SET EXERCISE:
Each line from the beginning of the data below through the line containing "const bottomYTicks = [0, 2, 4, 6];" should be repeated exactly, please.

INFORMATION SUPPLIED:
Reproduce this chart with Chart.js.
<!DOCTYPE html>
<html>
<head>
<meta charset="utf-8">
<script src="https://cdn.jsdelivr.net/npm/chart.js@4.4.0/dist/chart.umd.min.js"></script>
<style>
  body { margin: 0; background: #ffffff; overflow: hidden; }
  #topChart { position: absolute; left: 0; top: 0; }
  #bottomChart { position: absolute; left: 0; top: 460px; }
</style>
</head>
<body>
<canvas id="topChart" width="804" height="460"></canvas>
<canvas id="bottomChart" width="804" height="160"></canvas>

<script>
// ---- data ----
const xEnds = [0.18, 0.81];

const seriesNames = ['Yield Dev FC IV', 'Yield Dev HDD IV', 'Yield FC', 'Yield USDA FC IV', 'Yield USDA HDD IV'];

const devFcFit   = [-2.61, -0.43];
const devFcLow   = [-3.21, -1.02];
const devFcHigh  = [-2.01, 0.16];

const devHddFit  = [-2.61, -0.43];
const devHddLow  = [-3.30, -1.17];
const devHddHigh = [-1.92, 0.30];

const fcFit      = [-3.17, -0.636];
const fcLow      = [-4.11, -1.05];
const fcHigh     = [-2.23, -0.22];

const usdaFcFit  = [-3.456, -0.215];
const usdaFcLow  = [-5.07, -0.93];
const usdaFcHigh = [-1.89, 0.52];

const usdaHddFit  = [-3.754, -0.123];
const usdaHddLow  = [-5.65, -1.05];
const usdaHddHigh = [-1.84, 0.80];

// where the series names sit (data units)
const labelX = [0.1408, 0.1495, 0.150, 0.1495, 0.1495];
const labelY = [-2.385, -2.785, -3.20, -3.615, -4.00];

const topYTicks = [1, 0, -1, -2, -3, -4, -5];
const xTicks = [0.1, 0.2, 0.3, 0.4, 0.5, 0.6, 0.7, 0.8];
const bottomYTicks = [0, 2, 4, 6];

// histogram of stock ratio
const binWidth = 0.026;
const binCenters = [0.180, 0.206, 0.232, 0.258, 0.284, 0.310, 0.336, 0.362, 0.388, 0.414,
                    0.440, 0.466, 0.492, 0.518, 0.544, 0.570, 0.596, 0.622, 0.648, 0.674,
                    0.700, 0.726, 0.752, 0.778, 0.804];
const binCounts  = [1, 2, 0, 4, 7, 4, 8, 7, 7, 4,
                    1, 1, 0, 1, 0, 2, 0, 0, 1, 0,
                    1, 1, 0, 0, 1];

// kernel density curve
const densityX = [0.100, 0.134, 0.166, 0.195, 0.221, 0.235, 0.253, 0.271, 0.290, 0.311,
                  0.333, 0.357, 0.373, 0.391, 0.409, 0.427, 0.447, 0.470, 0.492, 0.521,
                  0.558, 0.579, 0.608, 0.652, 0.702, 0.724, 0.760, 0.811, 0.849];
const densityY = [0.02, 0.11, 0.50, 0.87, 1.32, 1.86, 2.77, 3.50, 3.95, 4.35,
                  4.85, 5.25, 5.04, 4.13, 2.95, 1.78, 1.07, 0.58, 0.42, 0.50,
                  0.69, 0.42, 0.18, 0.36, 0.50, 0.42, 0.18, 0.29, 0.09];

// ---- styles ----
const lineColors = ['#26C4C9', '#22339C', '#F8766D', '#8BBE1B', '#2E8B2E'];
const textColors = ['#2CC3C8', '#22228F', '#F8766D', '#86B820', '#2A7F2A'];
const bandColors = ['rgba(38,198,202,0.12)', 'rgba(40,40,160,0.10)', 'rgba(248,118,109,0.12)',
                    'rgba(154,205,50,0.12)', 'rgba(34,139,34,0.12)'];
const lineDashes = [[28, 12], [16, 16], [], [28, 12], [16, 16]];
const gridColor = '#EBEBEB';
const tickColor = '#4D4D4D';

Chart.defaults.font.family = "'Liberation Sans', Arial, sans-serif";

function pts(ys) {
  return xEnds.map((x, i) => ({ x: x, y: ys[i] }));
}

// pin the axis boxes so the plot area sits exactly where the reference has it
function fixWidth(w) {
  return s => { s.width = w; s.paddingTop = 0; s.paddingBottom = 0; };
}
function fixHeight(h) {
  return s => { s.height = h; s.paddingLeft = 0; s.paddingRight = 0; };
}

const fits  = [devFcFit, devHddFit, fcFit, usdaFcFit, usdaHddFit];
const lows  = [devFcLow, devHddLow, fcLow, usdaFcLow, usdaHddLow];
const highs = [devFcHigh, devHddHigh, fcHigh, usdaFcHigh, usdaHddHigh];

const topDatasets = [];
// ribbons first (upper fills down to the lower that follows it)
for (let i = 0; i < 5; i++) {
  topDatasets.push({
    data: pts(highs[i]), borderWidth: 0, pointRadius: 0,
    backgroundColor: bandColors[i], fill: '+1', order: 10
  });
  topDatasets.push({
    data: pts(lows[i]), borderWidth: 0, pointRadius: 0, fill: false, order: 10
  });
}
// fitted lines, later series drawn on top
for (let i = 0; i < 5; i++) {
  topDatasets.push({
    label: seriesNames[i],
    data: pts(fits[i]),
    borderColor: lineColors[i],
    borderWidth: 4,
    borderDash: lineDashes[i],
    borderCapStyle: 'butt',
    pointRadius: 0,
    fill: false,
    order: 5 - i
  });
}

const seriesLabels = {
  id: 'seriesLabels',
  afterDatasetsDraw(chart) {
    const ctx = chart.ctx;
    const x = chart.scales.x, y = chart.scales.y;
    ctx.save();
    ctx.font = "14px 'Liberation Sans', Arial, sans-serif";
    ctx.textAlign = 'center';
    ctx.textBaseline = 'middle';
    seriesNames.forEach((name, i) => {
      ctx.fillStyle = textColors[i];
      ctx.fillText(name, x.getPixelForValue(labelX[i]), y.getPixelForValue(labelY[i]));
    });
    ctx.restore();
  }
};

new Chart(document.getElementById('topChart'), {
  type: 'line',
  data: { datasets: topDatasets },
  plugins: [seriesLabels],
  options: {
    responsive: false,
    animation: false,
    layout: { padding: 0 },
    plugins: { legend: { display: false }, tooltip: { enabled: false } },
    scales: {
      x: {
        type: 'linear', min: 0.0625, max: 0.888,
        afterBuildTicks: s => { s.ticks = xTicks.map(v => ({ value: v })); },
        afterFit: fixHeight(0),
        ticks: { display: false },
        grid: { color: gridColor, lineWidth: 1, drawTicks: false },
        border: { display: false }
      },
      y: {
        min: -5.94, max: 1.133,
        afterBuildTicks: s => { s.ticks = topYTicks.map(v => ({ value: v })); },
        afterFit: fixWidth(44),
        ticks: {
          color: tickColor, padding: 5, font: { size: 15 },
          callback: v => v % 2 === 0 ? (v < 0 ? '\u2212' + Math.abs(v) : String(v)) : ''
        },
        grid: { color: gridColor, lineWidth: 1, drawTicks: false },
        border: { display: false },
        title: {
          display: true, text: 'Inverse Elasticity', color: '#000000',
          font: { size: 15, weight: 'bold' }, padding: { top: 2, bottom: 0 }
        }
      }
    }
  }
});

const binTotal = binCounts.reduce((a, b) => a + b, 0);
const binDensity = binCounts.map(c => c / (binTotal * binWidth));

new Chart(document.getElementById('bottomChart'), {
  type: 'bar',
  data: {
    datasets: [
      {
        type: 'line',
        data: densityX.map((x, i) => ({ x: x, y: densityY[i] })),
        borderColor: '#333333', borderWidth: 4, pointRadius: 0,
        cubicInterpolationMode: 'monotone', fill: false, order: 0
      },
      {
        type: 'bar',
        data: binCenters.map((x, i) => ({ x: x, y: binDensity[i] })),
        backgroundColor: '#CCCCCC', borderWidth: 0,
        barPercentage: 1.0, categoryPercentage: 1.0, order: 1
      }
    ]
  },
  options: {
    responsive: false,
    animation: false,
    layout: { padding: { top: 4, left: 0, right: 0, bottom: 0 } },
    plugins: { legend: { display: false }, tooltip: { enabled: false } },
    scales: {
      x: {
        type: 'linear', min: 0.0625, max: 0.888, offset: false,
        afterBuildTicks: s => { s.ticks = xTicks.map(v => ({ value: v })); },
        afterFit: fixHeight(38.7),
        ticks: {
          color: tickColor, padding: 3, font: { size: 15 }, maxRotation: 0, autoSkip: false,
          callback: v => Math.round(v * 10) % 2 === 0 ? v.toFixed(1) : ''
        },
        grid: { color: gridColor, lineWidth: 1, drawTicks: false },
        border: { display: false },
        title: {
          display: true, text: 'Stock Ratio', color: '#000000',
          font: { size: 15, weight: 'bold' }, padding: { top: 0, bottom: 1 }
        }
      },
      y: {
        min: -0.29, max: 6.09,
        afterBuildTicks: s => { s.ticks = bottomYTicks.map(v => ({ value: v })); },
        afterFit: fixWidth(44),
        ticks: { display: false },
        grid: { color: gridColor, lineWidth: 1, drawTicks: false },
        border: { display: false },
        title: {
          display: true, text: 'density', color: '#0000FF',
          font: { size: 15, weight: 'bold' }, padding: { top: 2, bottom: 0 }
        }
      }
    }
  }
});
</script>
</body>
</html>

TASK OUTPUT:
Reproduce this chart with Chart.js.
<!DOCTYPE html>
<html>
<head>
<meta charset="utf-8">
<script src="https://cdn.jsdelivr.net/npm/chart.js@4.4.0/dist/chart.umd.min.js"></script>
<style>
  body { margin: 0; background: #ffffff; overflow: hidden; }
  #topChart { position: absolute; left: 0; top: 0; }
  #bottomChart { position: absolute; left: 0; top: 460px; }
</style>
</head>
<body>
<canvas id="topChart" width="804" height="460"></canvas>
<canvas id="bottomChart" width="804" height="160"></canvas>

<script>
// ---- data ----
const xEnds = [0.18, 0.81];

const seriesNames = ['Yield Dev FC IV', 'Yield Dev HDD IV', 'Yield FC', 'Yield USDA FC IV', 'Yield USDA HDD IV'];

const devFcFit   = [-2.61, -0.43];
const devFcLow   = [-3.21, -1.02];
const devFcHigh  = [-2.01, 0.16];

const devHddFit  = [-2.61, -0.43];
const devHddLow  = [-3.30, -1.17];
const devHddHigh = [-1.92, 0.30];

const fcFit      = [-3.17, -0.636];
const fcLow      = [-4.11, -1.05];
const fcHigh     = [-2.23, -0.22];

const usdaFcFit  = [-3.456, -0.215];
const usdaFcLow  = [-5.07, -0.93];
const usdaFcHigh = [-1.89, 0.52];

const usdaHddFit  = [-3.754, -0.123];
const usdaHddLow  = [-5.65, -1.05];
const usdaHddHigh = [-1.84, 0.80];

// where the series names sit (data units)
const labelX = [0.1408, 0.1495, 0.150, 0.1495, 0.1495];
const labelY = [-2.385, -2.785, -3.20, -3.615, -4.00];

const topYTicks = [1, 0, -1, -2, -3, -4, -5];
const xTicks = [0.1, 0.2, 0.3, 0.4, 0.5, 0.6, 0.7, 0.8];
const bottomYTicks = [0, 2, 4, 6];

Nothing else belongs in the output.